Record set:
■ ■ ■

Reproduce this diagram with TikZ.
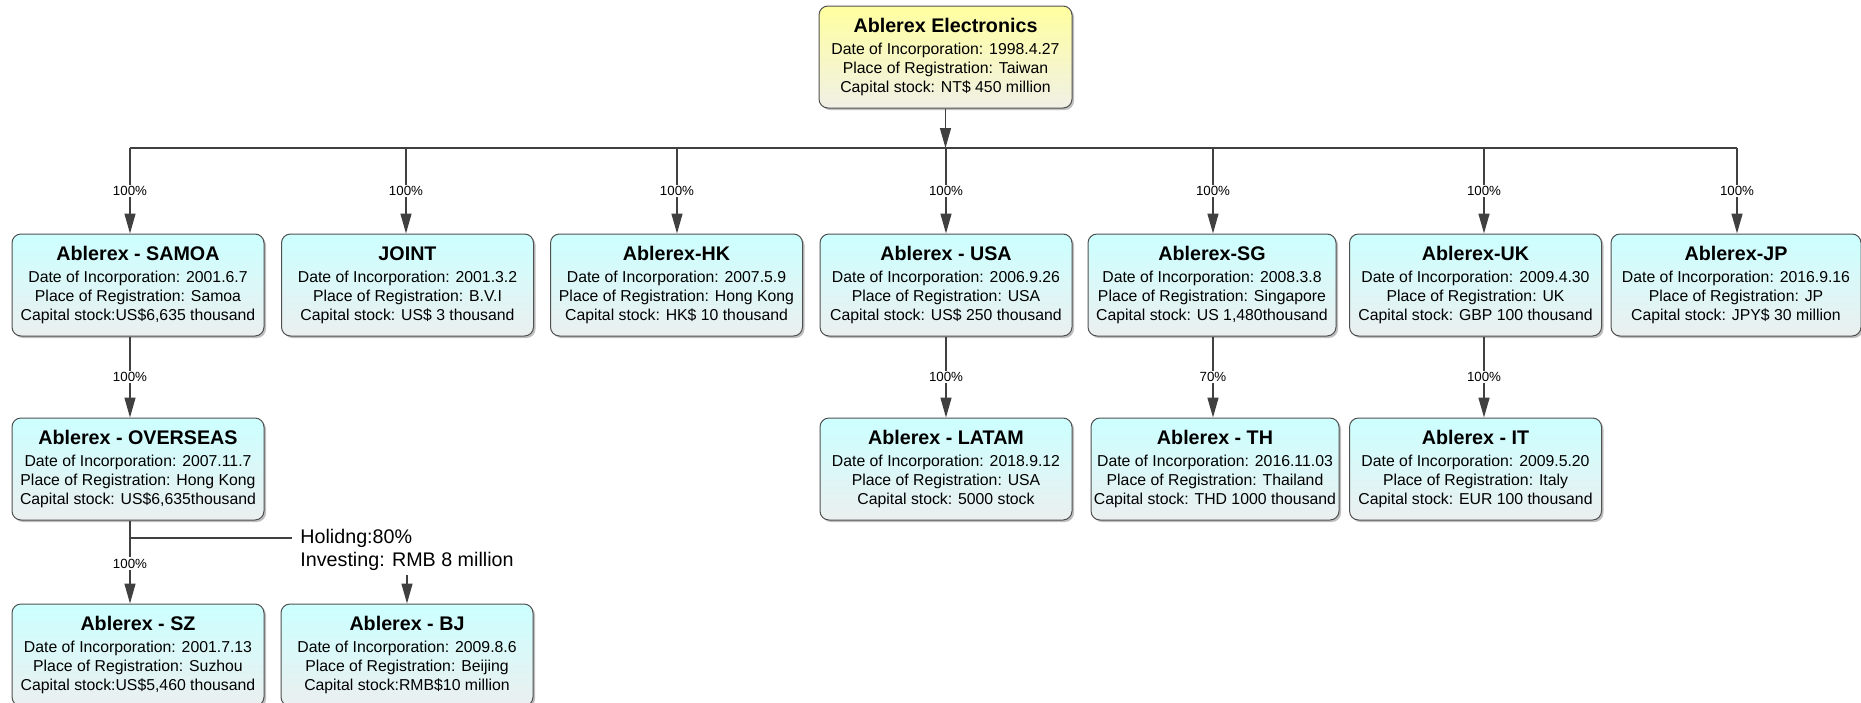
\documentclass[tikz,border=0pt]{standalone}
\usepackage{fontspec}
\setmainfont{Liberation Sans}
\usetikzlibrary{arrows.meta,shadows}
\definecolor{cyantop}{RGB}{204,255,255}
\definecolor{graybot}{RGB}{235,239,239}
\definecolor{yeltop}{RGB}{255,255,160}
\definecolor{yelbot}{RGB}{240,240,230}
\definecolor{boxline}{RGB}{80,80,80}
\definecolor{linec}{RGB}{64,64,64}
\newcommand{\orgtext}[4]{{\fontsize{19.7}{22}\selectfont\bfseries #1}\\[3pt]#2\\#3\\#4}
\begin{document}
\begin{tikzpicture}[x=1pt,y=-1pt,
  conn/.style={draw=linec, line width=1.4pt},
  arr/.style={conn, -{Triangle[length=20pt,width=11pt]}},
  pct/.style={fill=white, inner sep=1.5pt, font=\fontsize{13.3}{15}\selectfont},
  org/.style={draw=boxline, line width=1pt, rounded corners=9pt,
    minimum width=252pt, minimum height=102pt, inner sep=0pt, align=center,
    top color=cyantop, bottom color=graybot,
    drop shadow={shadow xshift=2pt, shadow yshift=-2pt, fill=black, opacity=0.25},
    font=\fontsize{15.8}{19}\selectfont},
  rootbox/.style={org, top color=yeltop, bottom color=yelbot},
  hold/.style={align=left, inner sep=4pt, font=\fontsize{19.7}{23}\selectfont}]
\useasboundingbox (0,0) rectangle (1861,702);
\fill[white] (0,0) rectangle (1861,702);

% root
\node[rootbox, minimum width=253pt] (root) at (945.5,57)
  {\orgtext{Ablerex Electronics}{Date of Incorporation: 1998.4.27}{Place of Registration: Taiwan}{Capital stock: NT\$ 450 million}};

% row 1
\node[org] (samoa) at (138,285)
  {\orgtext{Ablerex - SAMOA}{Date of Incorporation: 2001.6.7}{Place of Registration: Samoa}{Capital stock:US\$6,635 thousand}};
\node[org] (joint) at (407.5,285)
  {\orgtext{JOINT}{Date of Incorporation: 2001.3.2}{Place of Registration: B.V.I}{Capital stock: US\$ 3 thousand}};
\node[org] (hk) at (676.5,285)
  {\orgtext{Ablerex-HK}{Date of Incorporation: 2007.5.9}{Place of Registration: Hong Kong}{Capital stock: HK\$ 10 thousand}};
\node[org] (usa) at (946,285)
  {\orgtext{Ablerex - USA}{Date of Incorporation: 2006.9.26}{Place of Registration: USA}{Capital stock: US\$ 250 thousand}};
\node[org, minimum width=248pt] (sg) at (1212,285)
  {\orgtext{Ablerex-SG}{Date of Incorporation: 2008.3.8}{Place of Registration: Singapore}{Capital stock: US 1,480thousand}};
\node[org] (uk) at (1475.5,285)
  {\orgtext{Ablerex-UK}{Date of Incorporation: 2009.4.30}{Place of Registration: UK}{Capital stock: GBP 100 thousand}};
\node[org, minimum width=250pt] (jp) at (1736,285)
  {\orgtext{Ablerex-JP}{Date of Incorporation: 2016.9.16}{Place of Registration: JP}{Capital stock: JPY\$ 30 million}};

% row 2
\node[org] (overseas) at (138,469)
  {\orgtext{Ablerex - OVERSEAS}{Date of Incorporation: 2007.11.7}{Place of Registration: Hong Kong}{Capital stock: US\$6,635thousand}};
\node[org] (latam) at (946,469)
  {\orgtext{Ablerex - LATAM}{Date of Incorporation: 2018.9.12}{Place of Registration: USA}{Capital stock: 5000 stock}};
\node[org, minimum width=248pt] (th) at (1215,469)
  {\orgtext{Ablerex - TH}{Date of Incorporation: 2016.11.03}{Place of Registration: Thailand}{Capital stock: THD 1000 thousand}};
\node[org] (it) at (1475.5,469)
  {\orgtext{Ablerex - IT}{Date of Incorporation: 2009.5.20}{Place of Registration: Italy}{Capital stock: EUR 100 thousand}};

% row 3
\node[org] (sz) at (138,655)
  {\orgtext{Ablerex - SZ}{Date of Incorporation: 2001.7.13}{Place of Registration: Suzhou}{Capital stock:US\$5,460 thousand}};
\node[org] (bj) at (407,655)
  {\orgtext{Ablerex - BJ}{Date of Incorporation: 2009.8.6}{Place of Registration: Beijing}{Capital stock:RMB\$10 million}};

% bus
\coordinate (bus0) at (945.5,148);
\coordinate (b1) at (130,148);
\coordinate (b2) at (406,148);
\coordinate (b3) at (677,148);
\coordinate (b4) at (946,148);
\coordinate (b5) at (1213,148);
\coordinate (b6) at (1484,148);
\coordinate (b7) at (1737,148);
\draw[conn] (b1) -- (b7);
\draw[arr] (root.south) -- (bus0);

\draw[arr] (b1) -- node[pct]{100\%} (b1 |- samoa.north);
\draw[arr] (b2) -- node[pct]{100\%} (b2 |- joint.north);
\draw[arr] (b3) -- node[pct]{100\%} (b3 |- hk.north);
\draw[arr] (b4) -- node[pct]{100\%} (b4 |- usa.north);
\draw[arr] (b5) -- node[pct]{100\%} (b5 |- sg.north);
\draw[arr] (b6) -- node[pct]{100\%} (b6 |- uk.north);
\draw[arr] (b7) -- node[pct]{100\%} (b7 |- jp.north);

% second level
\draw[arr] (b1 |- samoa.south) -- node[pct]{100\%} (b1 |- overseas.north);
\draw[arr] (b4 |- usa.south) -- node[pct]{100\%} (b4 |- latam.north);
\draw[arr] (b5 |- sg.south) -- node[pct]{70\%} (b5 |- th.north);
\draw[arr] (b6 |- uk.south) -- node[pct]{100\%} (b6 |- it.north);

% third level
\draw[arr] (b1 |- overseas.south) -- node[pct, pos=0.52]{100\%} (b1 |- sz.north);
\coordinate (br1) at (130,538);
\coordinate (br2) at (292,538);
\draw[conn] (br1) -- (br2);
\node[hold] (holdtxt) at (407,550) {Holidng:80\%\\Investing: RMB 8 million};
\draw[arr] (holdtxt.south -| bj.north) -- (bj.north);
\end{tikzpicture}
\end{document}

■ ■ ■

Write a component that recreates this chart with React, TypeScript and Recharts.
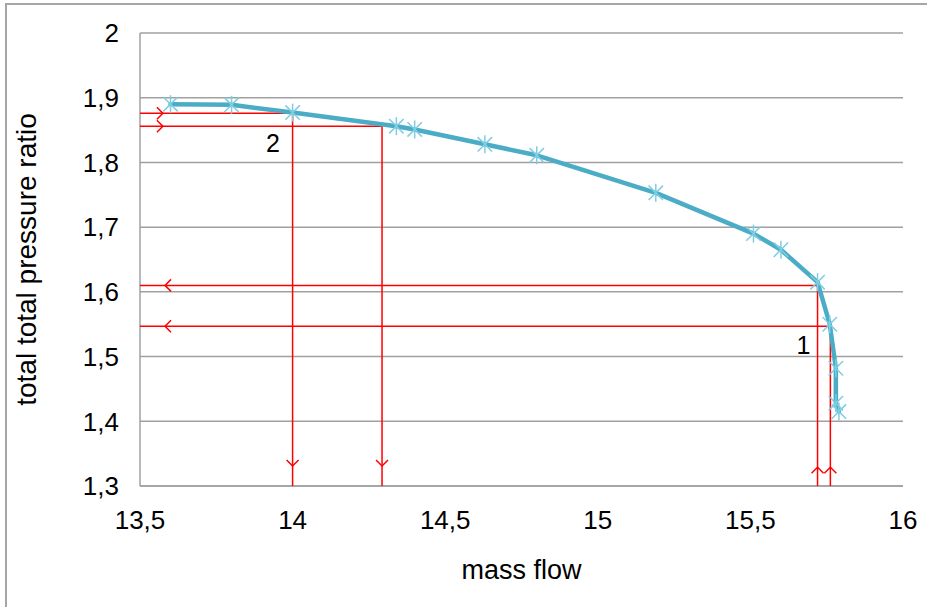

■ ■ ■

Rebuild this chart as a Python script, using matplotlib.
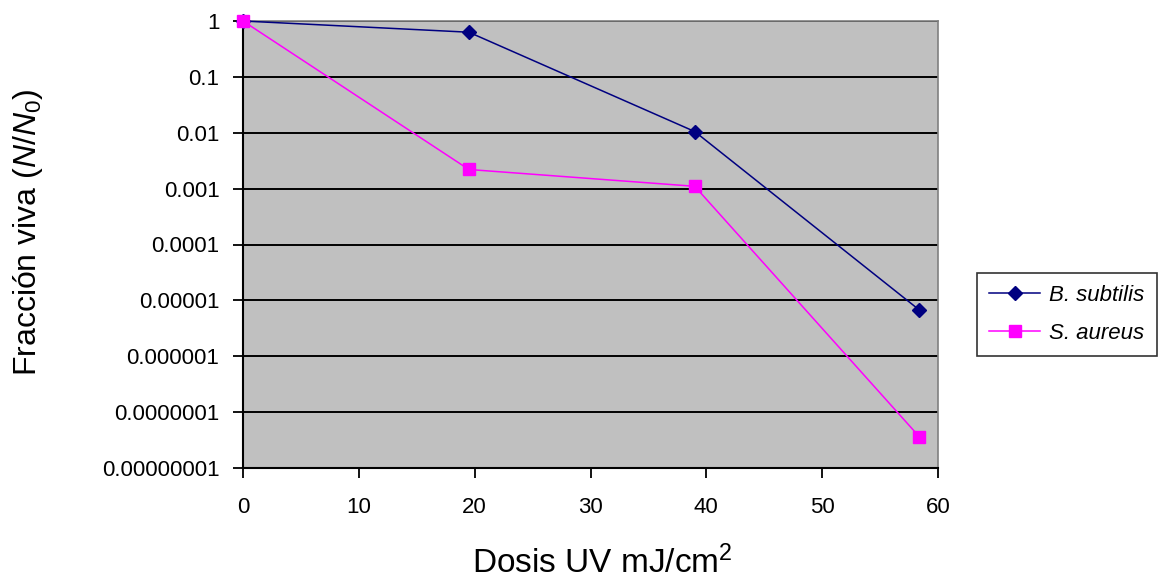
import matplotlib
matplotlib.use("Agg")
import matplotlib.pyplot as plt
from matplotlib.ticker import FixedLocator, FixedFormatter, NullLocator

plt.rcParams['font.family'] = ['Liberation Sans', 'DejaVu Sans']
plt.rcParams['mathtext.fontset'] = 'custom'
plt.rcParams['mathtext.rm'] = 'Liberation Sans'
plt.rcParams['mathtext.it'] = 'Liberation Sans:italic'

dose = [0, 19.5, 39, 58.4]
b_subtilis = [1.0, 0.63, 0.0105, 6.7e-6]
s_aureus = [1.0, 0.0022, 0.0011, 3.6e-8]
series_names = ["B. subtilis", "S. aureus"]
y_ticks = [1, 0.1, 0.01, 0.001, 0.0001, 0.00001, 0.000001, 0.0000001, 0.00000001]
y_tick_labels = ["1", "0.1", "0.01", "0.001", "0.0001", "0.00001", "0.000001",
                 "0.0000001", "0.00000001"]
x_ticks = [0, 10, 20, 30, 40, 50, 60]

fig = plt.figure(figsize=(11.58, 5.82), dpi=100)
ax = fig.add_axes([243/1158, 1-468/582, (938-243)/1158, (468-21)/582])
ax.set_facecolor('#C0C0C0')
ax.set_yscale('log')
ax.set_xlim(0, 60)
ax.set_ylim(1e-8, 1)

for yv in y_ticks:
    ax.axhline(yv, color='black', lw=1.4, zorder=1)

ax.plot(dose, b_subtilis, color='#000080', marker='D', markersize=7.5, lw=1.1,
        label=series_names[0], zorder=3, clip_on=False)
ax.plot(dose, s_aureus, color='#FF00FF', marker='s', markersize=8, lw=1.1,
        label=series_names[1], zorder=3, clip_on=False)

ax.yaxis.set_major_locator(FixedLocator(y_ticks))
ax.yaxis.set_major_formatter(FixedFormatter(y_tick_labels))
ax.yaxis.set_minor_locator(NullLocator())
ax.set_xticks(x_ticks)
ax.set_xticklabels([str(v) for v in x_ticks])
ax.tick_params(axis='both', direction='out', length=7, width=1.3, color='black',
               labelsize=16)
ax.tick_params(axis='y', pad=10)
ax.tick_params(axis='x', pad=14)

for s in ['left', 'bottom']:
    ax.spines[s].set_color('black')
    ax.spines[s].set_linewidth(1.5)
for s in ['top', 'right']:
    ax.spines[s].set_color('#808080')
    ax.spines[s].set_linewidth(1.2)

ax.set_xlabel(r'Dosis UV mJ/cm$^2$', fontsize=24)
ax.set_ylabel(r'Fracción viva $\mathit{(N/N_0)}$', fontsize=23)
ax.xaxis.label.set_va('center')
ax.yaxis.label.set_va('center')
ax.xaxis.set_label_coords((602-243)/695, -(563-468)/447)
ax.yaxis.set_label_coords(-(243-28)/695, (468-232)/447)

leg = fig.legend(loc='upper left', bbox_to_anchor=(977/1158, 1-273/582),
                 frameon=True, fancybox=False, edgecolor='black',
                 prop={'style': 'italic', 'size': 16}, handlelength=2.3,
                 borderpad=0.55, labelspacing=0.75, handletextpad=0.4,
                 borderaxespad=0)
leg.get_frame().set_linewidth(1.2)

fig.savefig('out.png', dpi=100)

■ ■ ■

Leave out every line without the string "chart" and copy the rest.

Write a component that recreates this chart with React, TypeScript and Recharts.
Rebuild this chart as a Python script, using matplotlib.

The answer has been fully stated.